* _Instructions to follow_:
Pictures aside, quote the whole listing exactly.

Start of Entries supplied

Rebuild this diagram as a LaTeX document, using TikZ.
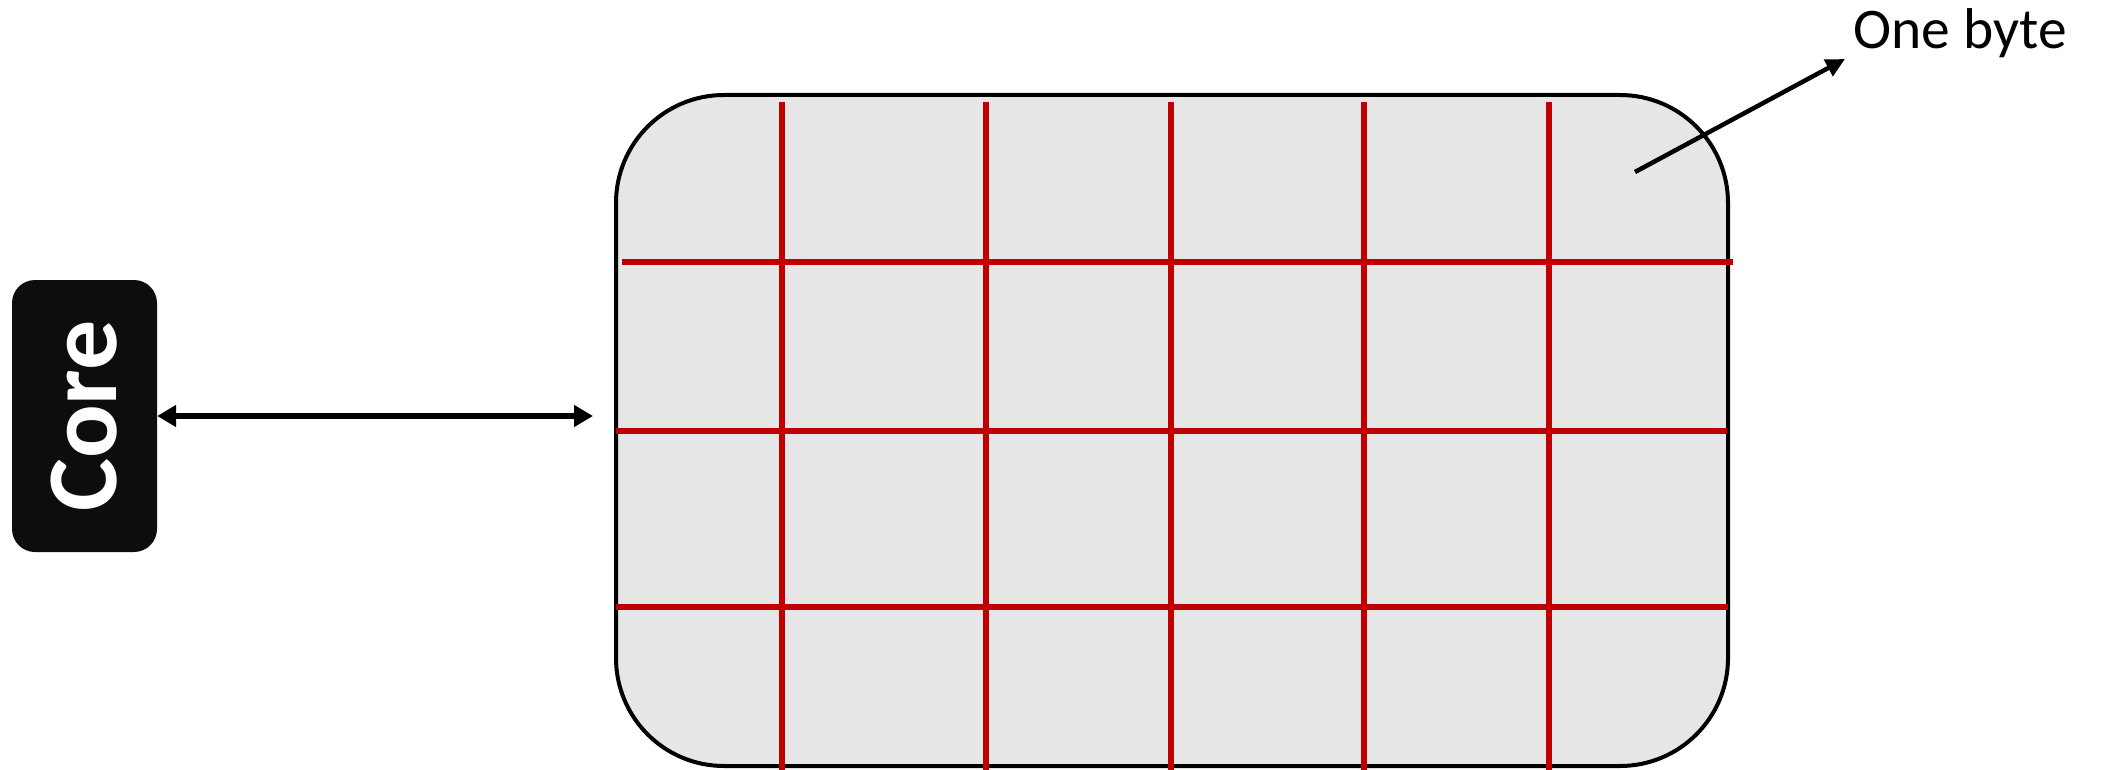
\documentclass[tikz,border=0pt]{standalone}
\usepackage{fontspec}
\setmainfont{Carlito}
\usetikzlibrary{arrows.meta}
\definecolor{gridred}{HTML}{C00000}
\definecolor{memgrey}{HTML}{E6E6E6}
\definecolor{coreblack}{HTML}{0D0D0D}
\tikzset{
  corebox/.style={draw=none, fill=coreblack, rounded corners=23pt, minimum width=272pt, minimum height=145pt, rotate=90, inner sep=0pt, text=white, font=\bfseries\fontsize{100}{110}\selectfont},
  membox/.style={draw=black, line width=4pt, fill=memgrey, rounded corners=108pt, minimum width=1112pt, minimum height=671pt, inner sep=0pt},
  redline/.style={draw=gridred, line width=6pt},
  busarrow/.style={line width=5.5pt, {Triangle[length=19pt,width=21pt]}-{Triangle[length=19pt,width=21pt]}},
  ptrarrow/.style={line width=4.5pt, -{Triangle[length=19pt,width=18pt]}},
  lbl/.style={inner sep=0pt, font=\fontsize{57.5}{69}\selectfont}
}
\begin{document}
\begin{tikzpicture}[x=1pt,y=-1pt]
\useasboundingbox (0,0) rectangle (2118,770);
\node[corebox] (core) at (84.5,416) {Core};
\node[membox] (mem) at (1172,430.5) {};
% grid of bytes
\draw[redline] (622,262) -- (1733,262);
\draw[redline] (616,431) -- (1727,431);
\draw[redline] (616,607) -- (1728,607);
\foreach \gx in {782,986,1171,1364,1549}
  \draw[redline] (\gx,102) -- (\gx,770);
% bus between core and memory
\draw[busarrow, shorten >=21pt] (core.south) -- (core.south -| mem.west);
% label
\node[lbl, anchor=base west] (onebyte) at (1853,49) {One byte};
\coordinate (bytept) at (1635,172);
\coordinate (bytetip) at (1845,59);
\draw[ptrarrow] (bytept) -- (bytetip);
\end{tikzpicture}
\end{document}
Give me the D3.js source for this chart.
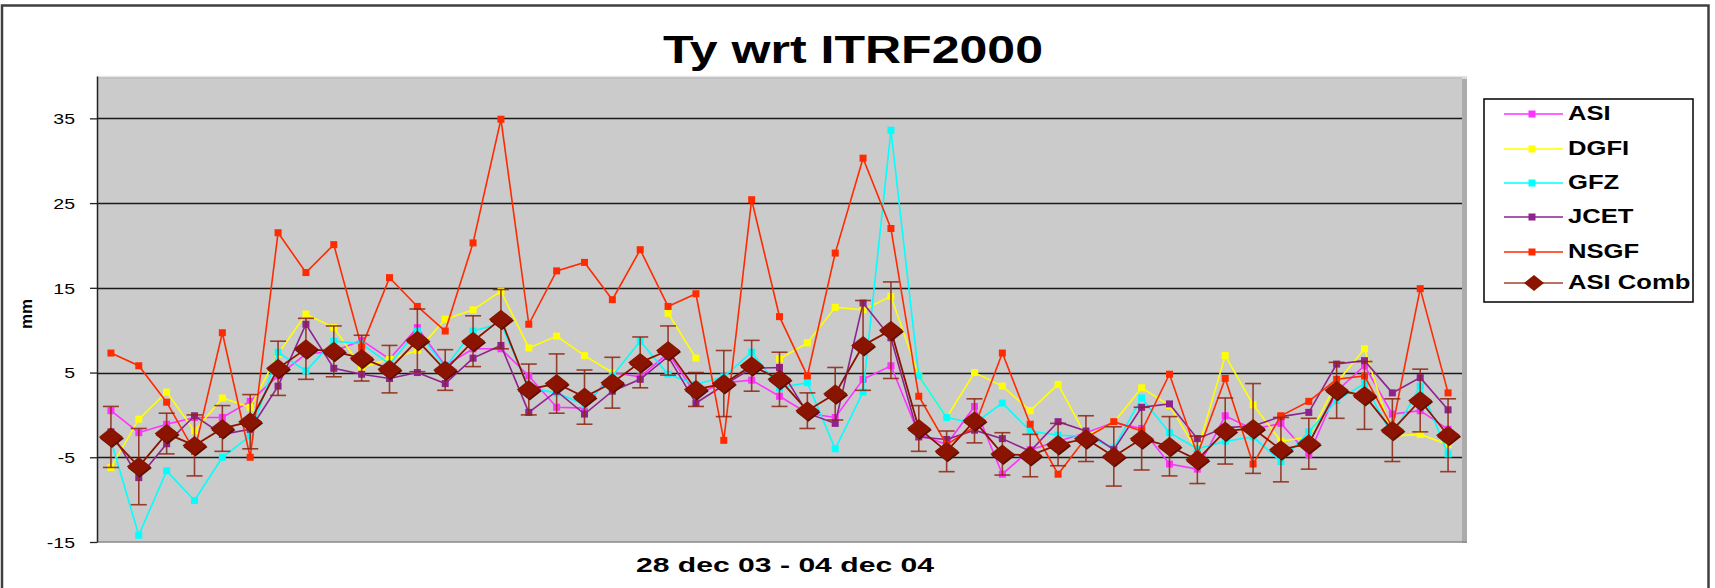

End of Entries supplied

* _Answer in full_:
Rebuild this diagram as a LaTeX document, using TikZ.
\documentclass[tikz,border=0pt]{standalone}
\usepackage{fontspec}
\setmainfont{Carlito}
\usetikzlibrary{arrows.meta}
\definecolor{gridred}{HTML}{C00000}
\definecolor{memgrey}{HTML}{E6E6E6}
\definecolor{coreblack}{HTML}{0D0D0D}
\tikzset{
  corebox/.style={draw=none, fill=coreblack, rounded corners=23pt, minimum width=272pt, minimum height=145pt, rotate=90, inner sep=0pt, text=white, font=\bfseries\fontsize{100}{110}\selectfont},
  membox/.style={draw=black, line width=4pt, fill=memgrey, rounded corners=108pt, minimum width=1112pt, minimum height=671pt, inner sep=0pt},
  redline/.style={draw=gridred, line width=6pt},
  busarrow/.style={line width=5.5pt, {Triangle[length=19pt,width=21pt]}-{Triangle[length=19pt,width=21pt]}},
  ptrarrow/.style={line width=4.5pt, -{Triangle[length=19pt,width=18pt]}},
  lbl/.style={inner sep=0pt, font=\fontsize{57.5}{69}\selectfont}
}
\begin{document}
\begin{tikzpicture}[x=1pt,y=-1pt]
\useasboundingbox (0,0) rectangle (2118,770);
\node[corebox] (core) at (84.5,416) {Core};
\node[membox] (mem) at (1172,430.5) {};
% grid of bytes
\draw[redline] (622,262) -- (1733,262);
\draw[redline] (616,431) -- (1727,431);
\draw[redline] (616,607) -- (1728,607);
\foreach \gx in {782,986,1171,1364,1549}
  \draw[redline] (\gx,102) -- (\gx,770);
% bus between core and memory
\draw[busarrow, shorten >=21pt] (core.south) -- (core.south -| mem.west);
% label
\node[lbl, anchor=base west] (onebyte) at (1853,49) {One byte};
\coordinate (bytept) at (1635,172);
\coordinate (bytetip) at (1845,59);
\draw[ptrarrow] (bytept) -- (bytetip);
\end{tikzpicture}
\end{document}
Give me the D3.js source for this chart.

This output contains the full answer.